Epaminondas gave his men one more pep talk. He took up a live snake and then crushed its head; so too would be the fate of the enemy: kill the Spartan head and the allied body would die.15 Even so, as Epaminondas began to form his army, he had doubts about the morale of some of his units. Thus, he needed to maximize his advantages and minimize his disadvantages. He ordered his men forward in the standard phalanx formation, but as they deployed he held back the units on the right of the line, whom he thought insufficiently motivated, thus refusing the right flank (deploying in echelon to the right rear).
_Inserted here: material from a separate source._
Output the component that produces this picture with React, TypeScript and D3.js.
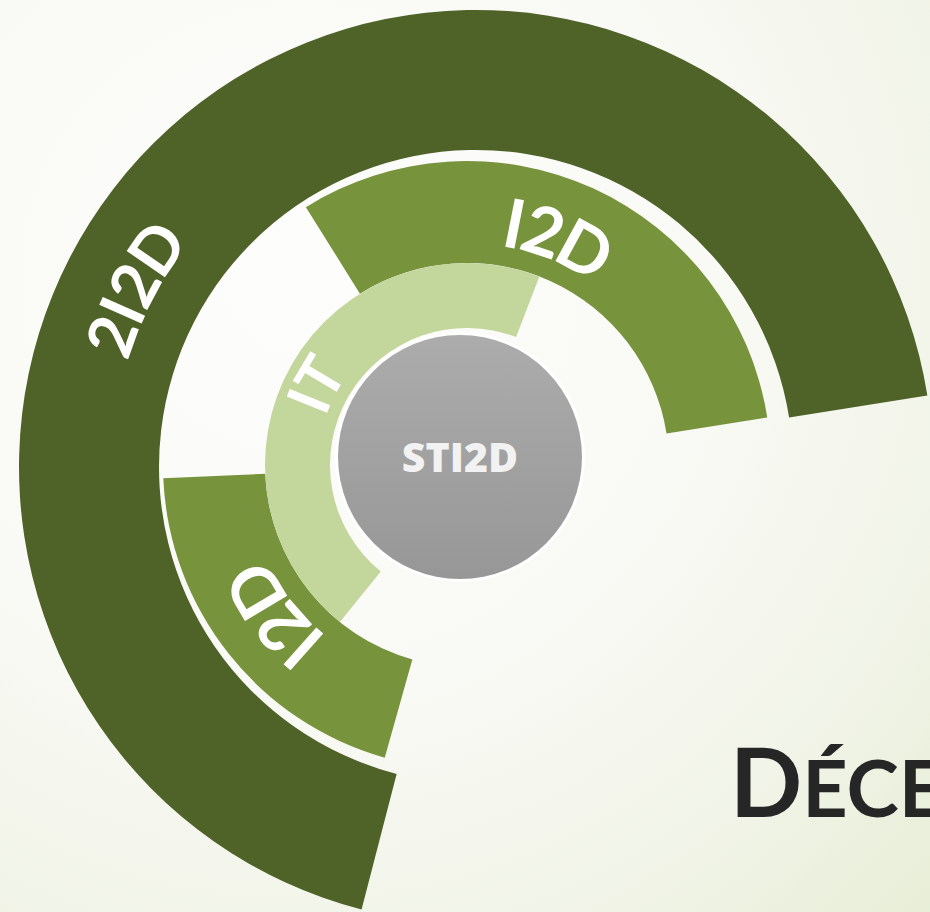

As Diodorus observes, “The weakest he placed on the other wing and instructed them to avoid battle and withdraw gradually during the enemy’s attack.”16 Epaminondas placed his more trusted troops on the left into a formation fifty ranks deep and eighty files wide. He placed the 300 men of the Sacred Band in the front ranks, then waited to see what the Spartans would do. Cleombrotus deployed his army in the standard phalanx formation, his men in ranks twelve deep. The Spartans held the right end of their line, facing the Sacred Band and the deep phalanx; a force of mercenaries they placed in the center; the far left was held by Sparta’s Peloponnesian allies.